* EXERCISE PROMPT: Transcribe the whole listing below without changing a word, but leave out every image.

* DATASET SECTION:
• • • • • • •

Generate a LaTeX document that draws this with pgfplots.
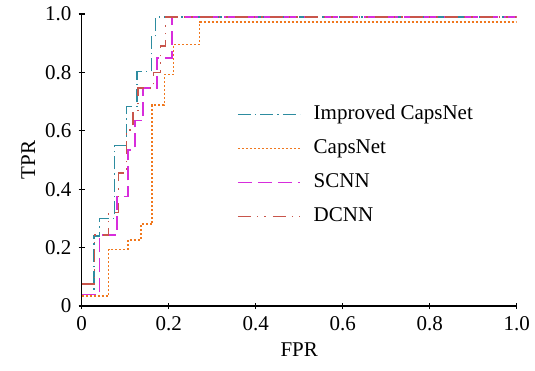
\documentclass[border=0pt]{standalone}
\usepackage{pgfplots}
\pgfplotsset{compat=1.18}
\usepackage{fontspec}
\setmainfont{Liberation Serif}
\definecolor{cteal}{RGB}{45,140,160}
\definecolor{corange}{RGB}{240,120,30}
\definecolor{cmag}{RGB}{215,45,220}
\definecolor{cred}{RGB}{200,85,75}
\begin{document}
\fontsize{21}{25}\selectfont
\begin{tikzpicture}
\useasboundingbox (-81.7pt,-64pt) rectangle (453.3pt,306pt);
\begin{axis}[
  at={(0,0)}, anchor=south west,
  scale only axis, width=435pt, height=292pt,
  xmin=0, xmax=1, ymin=0, ymax=1,
  axis lines=left, axis line style={-, line width=1.2pt},
  tick style={line width=1.2pt, black},
  major tick length=6pt,
  xtick={0,0.2,0.4,0.6,0.8,1.0},
  xticklabels={0,0.2,0.4,0.6,0.8,1.0},
  ytick={0,0.2,0.4,0.6,0.8,1.0},
  yticklabels={0,0.2,0.4,0.6,0.8,1.0},
  tick label style={font=\fontsize{21}{25}\selectfont},
  label style={font=\fontsize{21}{25}\selectfont},
  xlabel={FPR}, ylabel={TPR},
  xlabel style={yshift=2pt},
  ylabel style={yshift=-4pt},
  legend cell align=left,
  legend style={draw=none, fill=none, at={(axis cs:0.357,0.697)}, anchor=north west,
    font=\fontsize{21}{25}\selectfont, row sep=10pt, inner sep=0pt,
    nodes={inner sep=2pt, text height=15pt, text depth=5pt}},
]
\addplot[cteal, line width=1.5pt, dash pattern=on 13pt off 4pt on 1.5pt off 4pt, forget plot] coordinates {
(0,0.04)(0.028,0.04)(0.028,0.24)(0.041,0.24)(0.041,0.30)(0.075,0.30)(0.075,0.55)(0.103,0.55)(0.103,0.683)(0.127,0.683)(0.127,0.803)(0.160,0.803)(0.160,0.923)(0.170,0.923)(0.170,0.99)(1,0.99)};
\addplot[corange, line width=1.5pt, dash pattern=on 2pt off 2pt, forget plot] coordinates {
(0,0.034)(0.062,0.034)(0.062,0.194)(0.106,0.194)(0.106,0.226)(0.136,0.226)(0.136,0.280)(0.162,0.280)(0.162,0.689)(0.19,0.689)(0.19,0.792)(0.211,0.792)(0.211,0.895)(0.271,0.895)(0.271,0.973)(1,0.973)};
\addplot[cmag, line width=1.5pt, dash pattern=on 14pt off 6pt, forget plot] coordinates {
(0,0.04)(0.041,0.04)(0.041,0.243)(0.081,0.243)(0.081,0.375)(0.106,0.375)(0.106,0.535)(0.122,0.535)(0.122,0.635)(0.141,0.635)(0.141,0.746)(0.173,0.746)(0.173,0.849)(0.208,0.849)(0.208,0.99)(1,0.99)};
\addplot[cred, line width=1.5pt, dash pattern=on 13pt off 6pt on 1.5pt off 6pt on 1.5pt off 7pt, forget plot] coordinates {
(0,0.075)(0.03,0.075)(0.03,0.243)(0.062,0.243)(0.062,0.32)(0.085,0.32)(0.085,0.455)(0.103,0.455)(0.103,0.603)(0.118,0.603)(0.118,0.67)(0.13,0.67)(0.13,0.746)(0.165,0.746)(0.165,0.80)(0.181,0.80)(0.181,0.89)(0.193,0.89)(0.193,0.99)(1,0.99)};
\addlegendimage{legend image code/.code={\draw[cteal, line width=1.5pt, dash pattern=on 13pt off 4pt on 1.5pt off 4pt] (0pt,0pt) -- (62pt,0pt);}}
\addlegendentry{\hspace*{11pt}Improved CapsNet}
\addlegendimage{legend image code/.code={\draw[corange, line width=1.5pt, dash pattern=on 2pt off 2pt] (0pt,0pt) -- (62pt,0pt);}}
\addlegendentry{\hspace*{11pt}CapsNet}
\addlegendimage{legend image code/.code={\draw[cmag, line width=1.5pt, dash pattern=on 14pt off 6pt] (0pt,0pt) -- (62pt,0pt);}}
\addlegendentry{\hspace*{11pt}SCNN}
\addlegendimage{legend image code/.code={\draw[cred, line width=1.5pt, dash pattern=on 13pt off 6pt on 1.5pt off 6pt on 1.5pt off 7pt] (0pt,0pt) -- (62pt,0pt);}}
\addlegendentry{\hspace*{11pt}DCNN}
\end{axis}
\end{tikzpicture}
\end{document}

• • • • • • •

* SOLUTION:
Generate a LaTeX document that draws this with pgfplots.
\documentclass[border=0pt]{standalone}
\usepackage{pgfplots}
\pgfplotsset{compat=1.18}
\usepackage{fontspec}
\setmainfont{Liberation Serif}
\definecolor{cteal}{RGB}{45,140,160}
\definecolor{corange}{RGB}{240,120,30}
\definecolor{cmag}{RGB}{215,45,220}
\definecolor{cred}{RGB}{200,85,75}
\begin{document}
\fontsize{21}{25}\selectfont
\begin{tikzpicture}
\useasboundingbox (-81.7pt,-64pt) rectangle (453.3pt,306pt);
\begin{axis}[
  at={(0,0)}, anchor=south west,
  scale only axis, width=435pt, height=292pt,
  xmin=0, xmax=1, ymin=0, ymax=1,
  axis lines=left, axis line style={-, line width=1.2pt},
  tick style={line width=1.2pt, black},
  major tick length=6pt,
  xtick={0,0.2,0.4,0.6,0.8,1.0},
  xticklabels={0,0.2,0.4,0.6,0.8,1.0},
  ytick={0,0.2,0.4,0.6,0.8,1.0},
  yticklabels={0,0.2,0.4,0.6,0.8,1.0},
  tick label style={font=\fontsize{21}{25}\selectfont},
  label style={font=\fontsize{21}{25}\selectfont},
  xlabel={FPR}, ylabel={TPR},
  xlabel style={yshift=2pt},
  ylabel style={yshift=-4pt},
  legend cell align=left,
  legend style={draw=none, fill=none, at={(axis cs:0.357,0.697)}, anchor=north west,
    font=\fontsize{21}{25}\selectfont, row sep=10pt, inner sep=0pt,
    nodes={inner sep=2pt, text height=15pt, text depth=5pt}},
]
\addplot[cteal, line width=1.5pt, dash pattern=on 13pt off 4pt on 1.5pt off 4pt, forget plot] coordinates {
(0,0.04)(0.028,0.04)(0.028,0.24)(0.041,0.24)(0.041,0.30)(0.075,0.30)(0.075,0.55)(0.103,0.55)(0.103,0.683)(0.127,0.683)(0.127,0.803)(0.160,0.803)(0.160,0.923)(0.170,0.923)(0.170,0.99)(1,0.99)};
\addplot[corange, line width=1.5pt, dash pattern=on 2pt off 2pt, forget plot] coordinates {
(0,0.034)(0.062,0.034)(0.062,0.194)(0.106,0.194)(0.106,0.226)(0.136,0.226)(0.136,0.280)(0.162,0.280)(0.162,0.689)(0.19,0.689)(0.19,0.792)(0.211,0.792)(0.211,0.895)(0.271,0.895)(0.271,0.973)(1,0.973)};
\addplot[cmag, line width=1.5pt, dash pattern=on 14pt off 6pt, forget plot] coordinates {
(0,0.04)(0.041,0.04)(0.041,0.243)(0.081,0.243)(0.081,0.375)(0.106,0.375)(0.106,0.535)(0.122,0.535)(0.122,0.635)(0.141,0.635)(0.141,0.746)(0.173,0.746)(0.173,0.849)(0.208,0.849)(0.208,0.99)(1,0.99)};
\addplot[cred, line width=1.5pt, dash pattern=on 13pt off 6pt on 1.5pt off 6pt on 1.5pt off 7pt, forget plot] coordinates {
(0,0.075)(0.03,0.075)(0.03,0.243)(0.062,0.243)(0.062,0.32)(0.085,0.32)(0.085,0.455)(0.103,0.455)(0.103,0.603)(0.118,0.603)(0.118,0.67)(0.13,0.67)(0.13,0.746)(0.165,0.746)(0.165,0.80)(0.181,0.80)(0.181,0.89)(0.193,0.89)(0.193,0.99)(1,0.99)};
\addlegendimage{legend image code/.code={\draw[cteal, line width=1.5pt, dash pattern=on 13pt off 4pt on 1.5pt off 4pt] (0pt,0pt) -- (62pt,0pt);}}
\addlegendentry{\hspace*{11pt}Improved CapsNet}
\addlegendimage{legend image code/.code={\draw[corange, line width=1.5pt, dash pattern=on 2pt off 2pt] (0pt,0pt) -- (62pt,0pt);}}
\addlegendentry{\hspace*{11pt}CapsNet}
\addlegendimage{legend image code/.code={\draw[cmag, line width=1.5pt, dash pattern=on 14pt off 6pt] (0pt,0pt) -- (62pt,0pt);}}
\addlegendentry{\hspace*{11pt}SCNN}
\addlegendimage{legend image code/.code={\draw[cred, line width=1.5pt, dash pattern=on 13pt off 6pt on 1.5pt off 6pt on 1.5pt off 7pt] (0pt,0pt) -- (62pt,0pt);}}
\addlegendentry{\hspace*{11pt}DCNN}
\end{axis}
\end{tikzpicture}
\end{document}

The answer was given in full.